Customer research is one of the most important things you can do when building products.

It’s also one of the hardest things to do well. Real conversations with real users reveal insights that no amount of analytics or A/B testing can match. But they take time. They’re hard to schedule. And they don’t scale.

So what happens? Teams ship features based on three interviews. Or they rely on NPS scores that tell you something is wrong but not what or why. Or they just skip the research entirely and hope for the best.

I’ve seen this pattern over and over in my work as a designer. And I’ve always wished I could have more customer conversations. Not surveys. Conversations.

Why I built Mira

The frustration had been building for years. I’d join a project, ask what research had been done, and hear things like “we did some interviews last quarter” or “the NPS is trending down.” Useful, maybe. But not enough to really understand what users need.

The problem isn’t that teams don’t value research. They do. The problem is that traditional research doesn’t scale. You can interview five people or fifty, but you can’t interview five hundred. Not with real, open-ended conversations.

When AI started getting good enough to hold natural conversations, I realized there might be a way to solve this. What if you could have AI conduct interviews for you? Not rigid surveys with preset questions, but actual conversations that adapt and dig deeper based on what people say.

That’s the idea behind Mira.

What Mira does

Mira conducts customer interviews automatically. You define what you want to learn, and Mira has conversations with your users. Real conversations that feel natural, not scripted.

It works around the clock, in any language. You can embed it in your product, send it as a link, or make it available on your website.

The magic is in what happens after. Mira synthesizes all those conversations into actionable insights. Patterns emerge. You see not just what people say, but why they say it. The depth of 1:1 interviews with the scale of surveys.

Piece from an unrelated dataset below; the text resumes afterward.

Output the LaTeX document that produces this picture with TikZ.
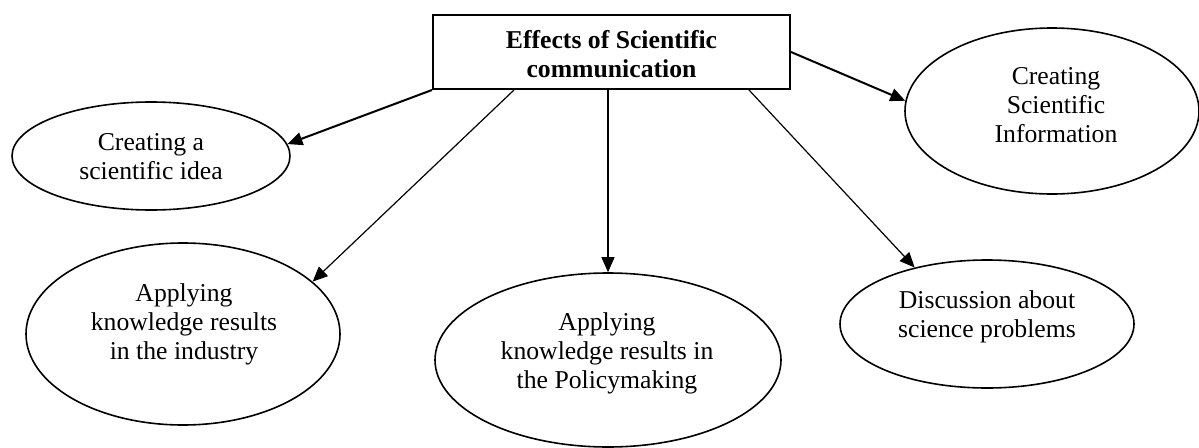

Mira AI interview interface

Building it myself

This is where it gets personal.

A few years ago, I couldn’t have built Mira. I’m a designer, not a developer. I can prototype in Figma and write enough HTML to be dangerous, but building a real product? That required a team.

Not anymore. Using AI to code, I built Mira myself. I designed it, and then I actually built it. The same tools that make Mira possible, AI that can hold intelligent conversations, also made it possible for me to go from concept to working product without a traditional development team.

There’s something deeply satisfying about building a tool that solves your own problem. Every feature decision came from firsthand frustration with how research works today. Every interaction was designed by someone who actually needs this tool.

What this means

Mira represents something bigger than just a research tool. It’s proof of what becomes possible when AI lets individuals build things that used to require entire teams.

I built Mira because I wanted it. Because I’ve spent years wishing for a better way to understand users. Now I have it. And now you can too.